Well, actually I didn’t do that – it’s MB who I had sent over the Atlantic, flying to the US and spying for interesting deals which aren’t availaboooool over here in Europe. She called me the other day from IL and said: “Look, we’ve spent a whole week searching for a decent laptop backpack that matches your criterias, bought two, returned both of them after some time and ended up with a simpooool Dicota neopren sheath. You are busy with something else now and I’ve just found a very nice bag for you which costs US-$ 49,99 plus IL-taxes. Shall I buy it for you?” – “Hell, yeah, of course!”.

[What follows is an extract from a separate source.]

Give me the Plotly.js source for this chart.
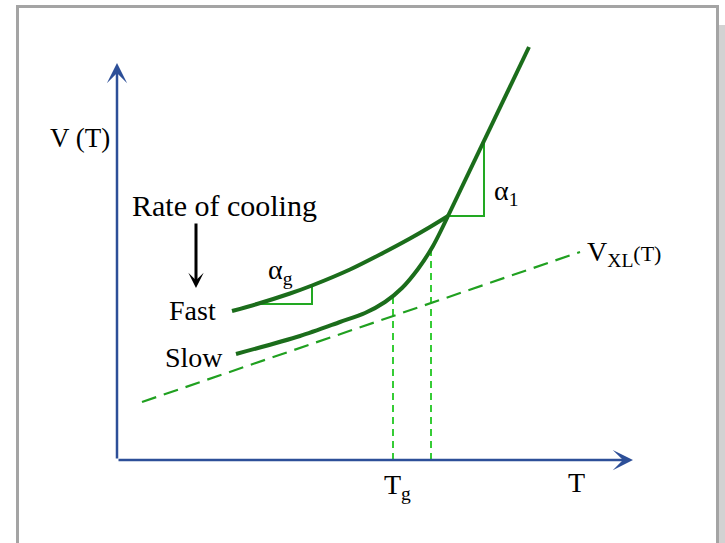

She bought the High Sierra “Access”, carried it from the US to DE and forwarded it to me. Ohhhhh, nice. You see, it isn’t THE most perfect backpack, but it matches the following important criterias that I couldn’t find with available models over in DE and these are points which aren’t mentioned in product descriptions:

  • With 20″ x 15″ x 9,5″ it’s LONG enough to fit my back. I am 6.3 feet tall and don’t want to carry a brick on my back, but instead something long and slim which doesn’t make me look like one of those retarded & fat 30something still-living-at-home nerds (damn it, i am as picky as Paris when it comes to such issues)
  • 2743 cubic inches equal something around 45 liters. Now THAT’s much more than what I’d found over here. The only competing model from German manufacturer Deuter, aptly named “Giga Office“, only offers 32 liters, is shorter and looks like a brick (see above).
  • It has many small pockets with double zippers = can be locked to prevent theft e.g. when someone is walking behind you and trying to open the zips without you noticing it
  • It has a rain cover which also works as a padding for valuabe items like the notebook.
  • Up to 17″ (or 15,4″ wide screen) notebooks fit inside a padded computer sleeve
  • Comes with the usual padded back and tuck-away waist belts which most modern backpacks have. However, this one has good padding – not too thick (= prevents sweating) and massive. It also doesn’t come with a stiff back like most other alternative models have (the one I had bought before was very nice with a massiv plate in the back but couldn’t securely protect the computer inside).
  • When you are carrying this model on only one – the right – shoulder, there are moments you just want to pull it forward to access some pockets. Now this one has a zippered side water bottle pocket and another side zipper which makes it quite easy to actually use this backpack efficiently. That’s one of those points you only notice once you are actually using it and are forced to live with the provided backpack design. Good!
  • It has a zipper close to the back side which allows you to vertically enter the notebook without pushing or even forcing it inside. Most backpacks are nice and blablabla but lack this very simple zipper – the user is forced to make room first of all until he can put the machine inside his backpack. With the zipper in the back, there is direct access to the computer sleeve.
  • It’s small enough to fit into any cabin luggage compartment (important!) but still bigger than my previous BREE hand luggage bag which has served me since 1993.

Anyways, nice backpack, good choice, great price and big up to MB for saidianing mimi on this matter!